TASK DESCRIPTION >>
Copy all of the material exactly. Pictures are not to appear in the copy.

........

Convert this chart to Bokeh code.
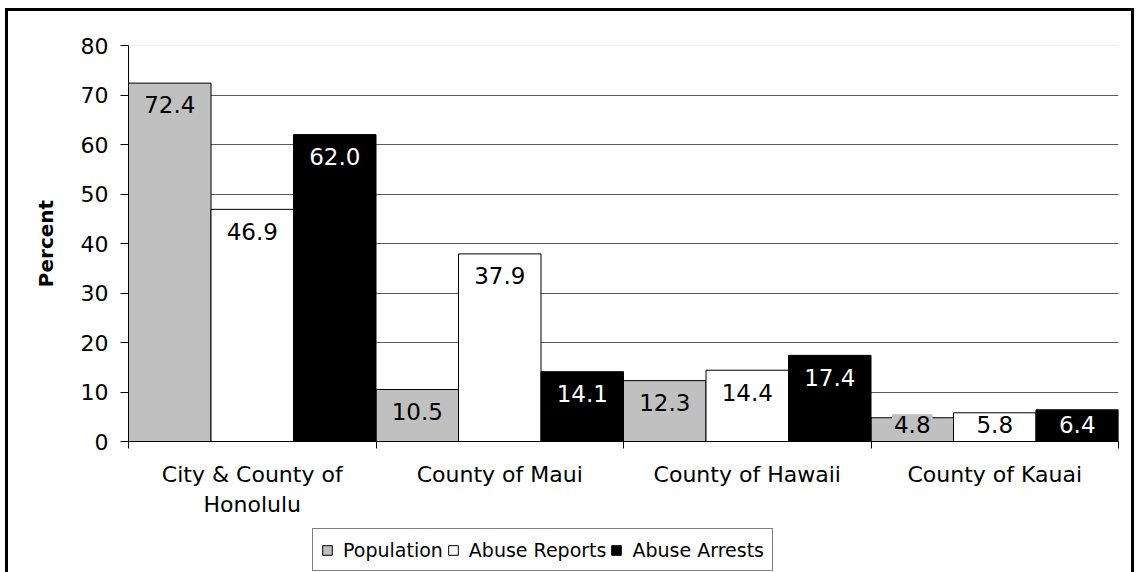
from bokeh.plotting import figure
from bokeh.layouts import column
from bokeh.models import (ColumnDataSource, FixedTicker, LinearAxis, Range1d, Span,
                          Legend, LegendItem)
from bokeh.core.properties import value
from bokeh.embed import file_html
from bokeh.resources import INLINE

categories = ["City & County of\nHonolulu", "County of Maui", "County of Hawaii", "County of Kauai"]
series = ["Population", "Abuse Reports", "Abuse Arrests"]
population = [72.4, 10.5, 12.3, 4.8]
abuse_reports = [46.9, 37.9, 14.4, 5.8]
abuse_arrests = [62.0, 14.1, 17.4, 6.4]
y_ticks = [0, 10, 20, 30, 40, 50, 60, 70, 80]

fills = ["#C0C0C0", "#FFFFFF", "#000000"]
text_colors = ["#000000", "#000000", "#FFFFFF"]
FONT = "DejaVu Sans"

p = figure(frame_width=990, frame_height=396, output_backend="svg", toolbar_location=None,
           x_range=Range1d(0, 4), y_range=Range1d(0, 80),
           min_border_left=120, min_border_right=13, min_border_top=34, min_border_bottom=79)
p.outline_line_color = None
p.background_fill_color = "white"
p.border_fill_color = "white"
p.xaxis.visible = False
p.yaxis.visible = False

# y axis
yax = LinearAxis(ticker=FixedTicker(ticks=y_ticks))
yax.axis_line_color = "black"
yax.major_tick_line_color = "black"
yax.major_tick_out = 8
yax.major_tick_in = 0
yax.minor_tick_line_color = None
yax.major_label_text_font = FONT
yax.major_label_text_font_size = "22px"
yax.major_label_text_color = "black"
yax.major_label_standoff = 12
yax.axis_label = "Percent"
yax.axis_label_text_font = FONT
yax.axis_label_text_font_style = "bold"
yax.axis_label_text_font_size = "20px"
yax.axis_label_text_color = "black"
yax.axis_label_standoff = 20
p.add_layout(yax, "left")

# x axis: labels at centers, ticks at boundaries
centers = [i + 0.5 for i in range(len(categories))]
bounds = [float(i) for i in range(len(categories) + 1)]
xax = LinearAxis(ticker=FixedTicker(ticks=centers, minor_ticks=bounds))
xax.major_label_overrides = {c: lab for c, lab in zip(centers, categories)}
xax.axis_line_color = "black"
xax.major_tick_line_color = None
xax.major_tick_out = 8
xax.major_tick_in = 0
xax.minor_tick_line_color = "black"
xax.minor_tick_out = 7
xax.minor_tick_in = 0
xax.major_label_text_font = FONT
xax.major_label_text_font_size = "22px"
xax.major_label_text_color = "black"
xax.major_label_standoff = 12
p.add_layout(xax, "below")

p.ygrid.ticker = FixedTicker(ticks=y_ticks[1:-1])
p.ygrid.grid_line_color = "#5a5a5a"
p.ygrid.grid_line_width = 1
p.xgrid.grid_line_color = None
p.add_layout(Span(location=80, dimension="width", line_color="#e4e4e4", line_width=1))

# legend lives in a small strip figure under the chart (its bars fall outside its view)
leg_fig = figure(width=990 + 133, height=55, output_backend="svg", toolbar_location=None,
                 x_range=Range1d(0, 4), y_range=Range1d(100000, 100001),
                 min_border_left=0, min_border_right=0, min_border_top=0, min_border_bottom=0)
leg_fig.xaxis.visible = False
leg_fig.yaxis.visible = False
leg_fig.xgrid.visible = False
leg_fig.ygrid.visible = False
leg_fig.outline_line_color = None
leg_fig.background_fill_color = "white"
leg_fig.border_fill_color = "white"

items = []
for j, (name, vals) in enumerate(zip(series, [population, abuse_reports, abuse_arrests])):
    xs = [i + (j + 0.5) / 3 for i in range(len(categories))]
    label_y = [max(v - 4.4, 3.4) for v in vals]
    src = ColumnDataSource(dict(x=xs, top=vals, ly=label_y,
                                txt=[f"{v:.1f}" for v in vals]))
    p.vbar(x="x", top="top", bottom=0, width=1 / 3, source=src,
           fill_color=fills[j], line_color="black", line_width=1)
    p.text(x="x", y="ly", text="txt", source=src, text_align="center",
           text_baseline="middle", text_font=value(FONT), text_font_size="23px",
           text_color=text_colors[j], background_fill_color=fills[j], padding=2)
    lr = leg_fig.vbar(x="x", top="top", bottom=0, width=1 / 3, source=src,
                      fill_color=fills[j], line_color="black", line_width=1)
    items.append(LegendItem(label=name, renderers=[lr]))

legend = Legend(items=items, orientation="horizontal", location=(184, 4))
legend.label_text_font = FONT
legend.label_text_font_size = "19px"
legend.label_text_color = "black"
legend.label_height = 25
legend.glyph_width = 12
legend.glyph_height = 12
legend.label_standoff = 10
legend.spacing = 4
legend.padding = 8
legend.margin = 0
legend.border_line_color = "black"
legend.border_line_width = 1
legend.background_fill_color = "white"
legend.background_fill_alpha = 1
leg_fig.add_layout(legend, "center")

layout = column(p, leg_fig, spacing=0,
                styles={"border": "3px solid black", "margin-left": "5px", "margin-top": "8px",
                        "background-color": "white"})

open("out.html", "w").write(file_html(layout, INLINE))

........

OUTPUT OF THE TASK >>
Convert this chart to Bokeh code.
from bokeh.plotting import figure
from bokeh.layouts import column
from bokeh.models import (ColumnDataSource, FixedTicker, LinearAxis, Range1d, Span,
                          Legend, LegendItem)
from bokeh.core.properties import value
from bokeh.embed import file_html
from bokeh.resources import INLINE

categories = ["City & County of\nHonolulu", "County of Maui", "County of Hawaii", "County of Kauai"]
series = ["Population", "Abuse Reports", "Abuse Arrests"]
population = [72.4, 10.5, 12.3, 4.8]
abuse_reports = [46.9, 37.9, 14.4, 5.8]
abuse_arrests = [62.0, 14.1, 17.4, 6.4]
y_ticks = [0, 10, 20, 30, 40, 50, 60, 70, 80]

fills = ["#C0C0C0", "#FFFFFF", "#000000"]
text_colors = ["#000000", "#000000", "#FFFFFF"]
FONT = "DejaVu Sans"

p = figure(frame_width=990, frame_height=396, output_backend="svg", toolbar_location=None,
           x_range=Range1d(0, 4), y_range=Range1d(0, 80),
           min_border_left=120, min_border_right=13, min_border_top=34, min_border_bottom=79)
p.outline_line_color = None
p.background_fill_color = "white"
p.border_fill_color = "white"
p.xaxis.visible = False
p.yaxis.visible = False

# y axis
yax = LinearAxis(ticker=FixedTicker(ticks=y_ticks))
yax.axis_line_color = "black"
yax.major_tick_line_color = "black"
yax.major_tick_out = 8
yax.major_tick_in = 0
yax.minor_tick_line_color = None
yax.major_label_text_font = FONT
yax.major_label_text_font_size = "22px"
yax.major_label_text_color = "black"
yax.major_label_standoff = 12
yax.axis_label = "Percent"
yax.axis_label_text_font = FONT
yax.axis_label_text_font_style = "bold"
yax.axis_label_text_font_size = "20px"
yax.axis_label_text_color = "black"
yax.axis_label_standoff = 20
p.add_layout(yax, "left")

# x axis: labels at centers, ticks at boundaries
centers = [i + 0.5 for i in range(len(categories))]
bounds = [float(i) for i in range(len(categories) + 1)]
xax = LinearAxis(ticker=FixedTicker(ticks=centers, minor_ticks=bounds))
xax.major_label_overrides = {c: lab for c, lab in zip(centers, categories)}
xax.axis_line_color = "black"
xax.major_tick_line_color = None
xax.major_tick_out = 8
xax.major_tick_in = 0
xax.minor_tick_line_color = "black"
xax.minor_tick_out = 7
xax.minor_tick_in = 0
xax.major_label_text_font = FONT
xax.major_label_text_font_size = "22px"
xax.major_label_text_color = "black"
xax.major_label_standoff = 12
p.add_layout(xax, "below")

p.ygrid.ticker = FixedTicker(ticks=y_ticks[1:-1])
p.ygrid.grid_line_color = "#5a5a5a"
p.ygrid.grid_line_width = 1
p.xgrid.grid_line_color = None
p.add_layout(Span(location=80, dimension="width", line_color="#e4e4e4", line_width=1))

# legend lives in a small strip figure under the chart (its bars fall outside its view)
leg_fig = figure(width=990 + 133, height=55, output_backend="svg", toolbar_location=None,
                 x_range=Range1d(0, 4), y_range=Range1d(100000, 100001),
                 min_border_left=0, min_border_right=0, min_border_top=0, min_border_bottom=0)
leg_fig.xaxis.visible = False
leg_fig.yaxis.visible = False
leg_fig.xgrid.visible = False
leg_fig.ygrid.visible = False
leg_fig.outline_line_color = None
leg_fig.background_fill_color = "white"
leg_fig.border_fill_color = "white"

items = []
for j, (name, vals) in enumerate(zip(series, [population, abuse_reports, abuse_arrests])):
    xs = [i + (j + 0.5) / 3 for i in range(len(categories))]
    label_y = [max(v - 4.4, 3.4) for v in vals]
    src = ColumnDataSource(dict(x=xs, top=vals, ly=label_y,
                                txt=[f"{v:.1f}" for v in vals]))
    p.vbar(x="x", top="top", bottom=0, width=1 / 3, source=src,
           fill_color=fills[j], line_color="black", line_width=1)
    p.text(x="x", y="ly", text="txt", source=src, text_align="center",
           text_baseline="middle", text_font=value(FONT), text_font_size="23px",
           text_color=text_colors[j], background_fill_color=fills[j], padding=2)
    lr = leg_fig.vbar(x="x", top="top", bottom=0, width=1 / 3, source=src,
                      fill_color=fills[j], line_color="black", line_width=1)
    items.append(LegendItem(label=name, renderers=[lr]))

legend = Legend(items=items, orientation="horizontal", location=(184, 4))
legend.label_text_font = FONT
legend.label_text_font_size = "19px"
legend.label_text_color = "black"
legend.label_height = 25
legend.glyph_width = 12
legend.glyph_height = 12
legend.label_standoff = 10
legend.spacing = 4
legend.padding = 8
legend.margin = 0
legend.border_line_color = "black"
legend.border_line_width = 1
legend.background_fill_color = "white"
legend.background_fill_alpha = 1
leg_fig.add_layout(legend, "center")

layout = column(p, leg_fig, spacing=0,
                styles={"border": "3px solid black", "margin-left": "5px", "margin-top": "8px",
                        "background-color": "white"})

open("out.html", "w").write(file_html(layout, INLINE))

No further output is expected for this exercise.